Pittsburgh Typographical Union #7/CWA 14827 can trace its history back to 1836 and is currently the oldest continuously functioning Union in the city of Pittsburgh.
The International Typographical Union (ITU) was a labor union founded on May 3, 1852 as the National Typographical Union. Typographers from Pittsburgh were among the 14 represented in this founding group and after a random draw for the 14 Local numbers, was assigned the #7 as the official Local designation. At 1869 convention, the union, which now included members organized in Canada—changed its name to the International Typographical Union. After years of computerization of the trade, and in order to provide better representation and security for the ITU, the membership, including Typo #7, voted to merge with the Communication Workers of America, creating the Printing, Publishing and Media Workers sector which exist to this day. At that time of the merger, the ITU was the oldest surviving trade union in the United States
The nature of the printing industry provided printers with great economic strength. Newspapers existed in virtually every major urban center in every section of the U.S.. and Canada, and with them came the typographers' union. Typographers, or “printers” as they were commonly referred to, were educated and economically mobile, which enabled them to influence the political process more readily than blue-collar workers could. Traveling cards were issued to journeymen printers and enabled them to travel to any city and claim work in their trade in any ITU shop
In 1897 the ITU won the best working conditions in the American publishing industry—a 48-hour work week and a standard wage scale for all printers in the city. During the Great Depression, the ITU introduced the 40-hour work week across the industry at no cost to employers as a way to share the fewer jobs available. That ITU initiative spread to other unions and has since been applied to all workers in America by federal legislation establishing the 40-hour work week. The clock at the Union Printers Home was stopped at 8:00 to commemorate this achievement and still remains that way.

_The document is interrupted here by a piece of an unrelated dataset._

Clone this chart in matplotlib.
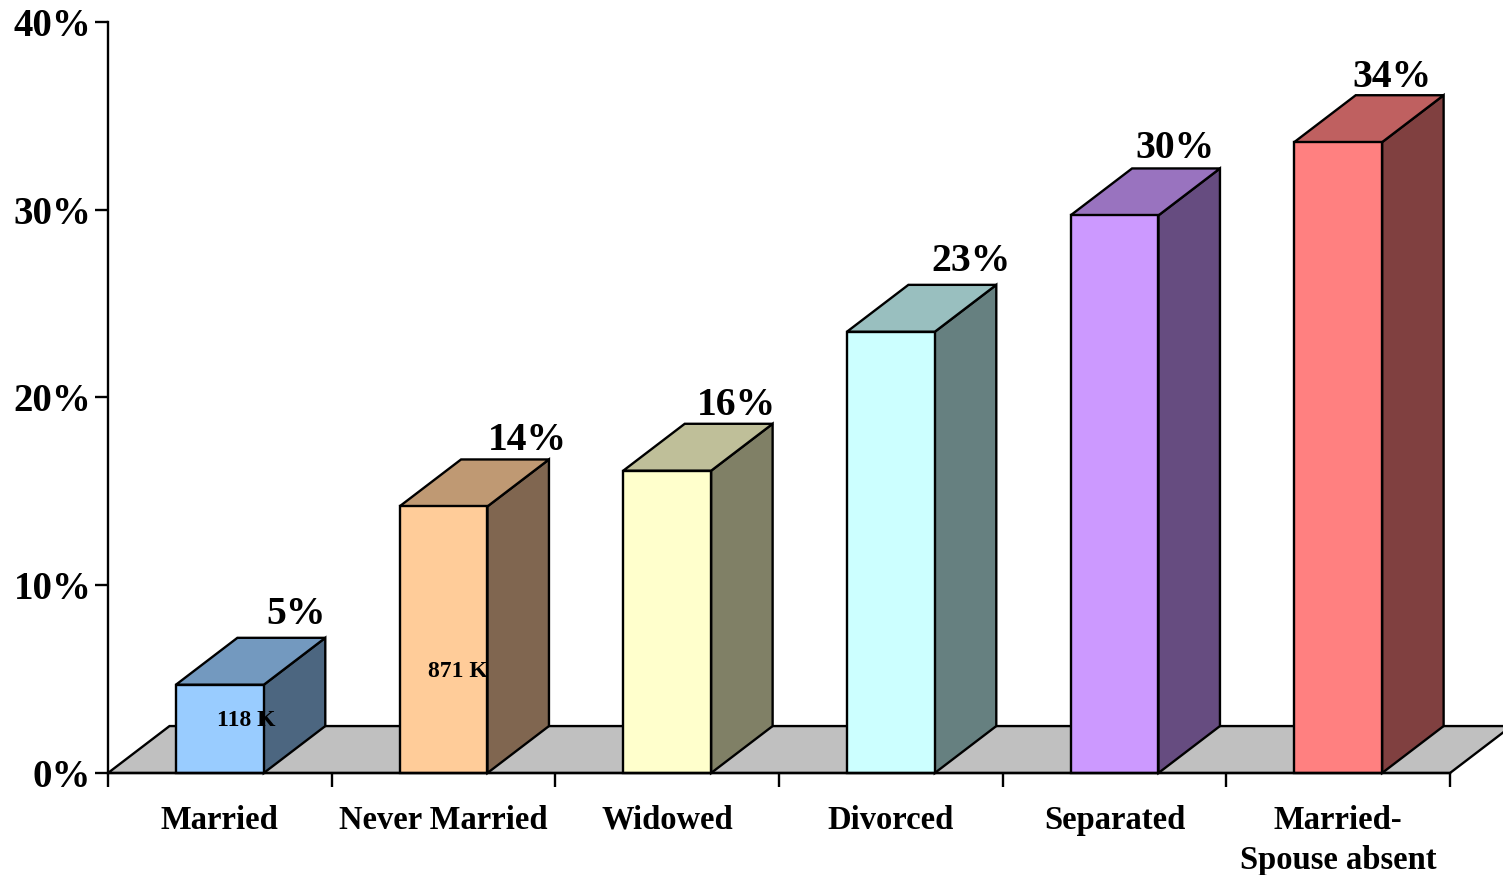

The ITU is also a progressive union and has sought to eradicate discrimination on the basis of race or sex. Women were permitted to join the union in 1869, making the ITU one of the first unions to admit female members. The ITU Book of Laws would be amended many times, yet it was as members called it "ITU Law." Each union shop was a "Chapel" and the shop steward was the "Chapel Chairman." All apprentices and journeymen had to have working cards showing paid union dues. ITU Law dictated that dues, which were proportionate to the amount of work done in the chapel, had to be paid If the Union dues were not paid, the member was not allowed to work until their payment.
The ITU is notable for its long history of democracy. All contracts are approved by a majority of the membership through a ratification vote. For most of its history, the ITU benefited from friendly and strong competition between two distinct factions of printers, Independents and Progressives for control of the union. This mirrors the two party system America currently has with the Democratic and Republican parties. This commitment to a democratic Union resulted in part to Pgh Typographical Union #7 having only 3 Presidents since 1932, John Fiegal, Jim Lowen starting in 1975 and current President Don McConnell since 2001. Through this consistency in leadership Typo #7 has maintained strength in bargaining for members despite a reduction in overall membership.
In the tradition of the ITU, Typo #7 was, and still is, a union with members involved in many aspects of the printing trade. Prepress, mailroom, sales, finance, pressroom, web design, art and clerical workers are all represented by Typo #7. Typo #7 maintains membership in the Allegheny County Labor Council with delegates and retains both Vice President and trustee positions on the ACLC Executive Board. Additionally, the Typo 7 president heads the Allied Printing Trades Council in Pittsburgh enforcing use of the Allied Label and insuring that all work with the “Bug” as it is referred to, is created and published by Union members. In 1992, the Newspapers Unity Council was formed to address negotiations between the Pittsburgh Press and the 11 Unions representing workers at that facility. Typo 7 retains a chair position on that council with the IBT and TNG and, although the Press no longer exists, the Council still exists today to negotiate contracts for all union workers at the subsequent paper, the Pittsburgh Post-Gazette. To further strengthen the Local, Since 2010, Typo #7 has sought mergers with interested PPMWS locals. This gives smaller Locals security and a level of representation they may not have had before and with the larger Local that is now possible, provides economic stability and a reduction in duplicated efforts. Typo #7 now has members working in 8 newspapers and 35 print shops in Pennsylvania, Ohio and West Virginia as a result of mergers with smaller Locals. This concept strengthens Typo 7 as well as the merger partner and allows the Local to serve its main goal of representing the membership. As a result of the increase of jurisdiction through the mergers, Typo #7 has been able to participate in the organizing cooperative developed by the PPMWS and is aggressively looking give a voice in the workplace to unorganized workers in the larger jurisdictional area created by the mergers.